Over the years, this parcel of land has been in the hands of many before becoming the possession of Betrand Gravier. After the great fire of 1788 in the French Quarter, Gravier had all his land divided, naming one portion of the land Faubourg St. Marie in memory of his deceased wife.
The Faubourg St. Marie, also known as the American Quarter, became a favorite of Americans after the Louisiana Purchase. The area’s largely Protestant community found nearby Christ Episcopal and First Presbyterian reasons for living in Faubourg St. Maries. With its rows of neatly manicured townhouses and nearby river, the area was considered one of the best addresses in New Orleans.

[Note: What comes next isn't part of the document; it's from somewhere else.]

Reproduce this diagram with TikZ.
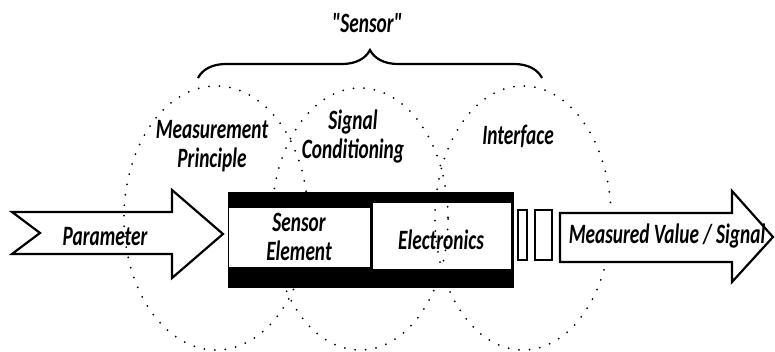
\documentclass[tikz,border=0pt]{standalone}
\usepackage{fontspec}
\newfontfamily\labfont[FakeStretch=0.69]{Carlito}
\usetikzlibrary{decorations.pathreplacing}
\begin{document}
\begin{tikzpicture}[x=1pt,y=-1pt,
  lbl/.style={font=\labfont\bfseries\itshape\fontsize{28}{29}\selectfont, inner sep=0pt, align=center},
  dotline/.style={line width=2pt, line cap=round, dash pattern=on 0pt off 10.5pt},
  outline/.style={line width=2.2pt, line join=miter},
  gap/.style={line width=1.6pt}]
\useasboundingbox (0,0) rectangle (775,352);
% input arrow
\draw[outline] (12,212) -- (172,212) -- (172,190) -- (223,234) -- (172,278) -- (172,254) -- (12,254) -- (40,233) -- cycle;
% sensor body
\fill (228,192) rectangle (514,288);
\fill[white] (373,203) rectangle (511,269);
% dotted areas
\draw[dotline] (216,218) ellipse [x radius=92, y radius=132];
\draw[dotline] (360,219) ellipse [x radius=88, y radius=131];
\draw[dotline] (523,218) ellipse [x radius=88, y radius=132];
\fill[white] (229,208) rectangle (370,267);
% interface gaps
\draw[gap] (518,210) rectangle (527,260);
\draw[gap] (535,210) rectangle (552,260);
% output arrow
\draw[outline, fill=white] (560,213) -- (732,213) -- (732,191) -- (773,237) -- (732,282) -- (732,262) -- (560,262) -- cycle;
% brace
\draw[line width=2.2pt, decorate, decoration={brace, amplitude=28pt}] (198,78) -- (542,78);
% labels
\node[lbl] (sensor) at (367,23) {"Sensor"};
\node[lbl] (mp) at (212,146) {Measurement\\Principle};
\node[lbl] (sc) at (353,137) {Signal\\Conditioning};
\node[lbl] (ifc) at (518,136) {Interface};
\node[lbl] (par) at (105,237) {Parameter};
\node[lbl] (se) at (299,237) {Sensor\\Element};
\node[lbl] (el) at (441,240) {Electronics};
\node[lbl] (mv) at (667,236) {Measured Value / Signal};
\end{tikzpicture}
\end{document}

If you walk through the Faubourg St. Marie today, you’ll find much has changed. While many historical buildings have been preserved, many have been converted, used for a variety of different types of businesses. Business, governmental, educational and recreational activies abound in this area, where today visitors and citizens of New Orleans come to live, work and play.
During 2005’s Hurricane Katrina, Faubourge St. Marie was spared any great damage. The area is located on high ground, making it one of the few places in New Orleans realtively uneffected by the storm.
Steeped in history, the Faubourg St. Marie has seen its grounds go from plantation land to upscale residental parcels to the thriving Central Business District it is today. You’ll discover much of New Orleans past by walking the streets of the Faubourg St. Marie and seeing remenants of the past in its buildings and sights.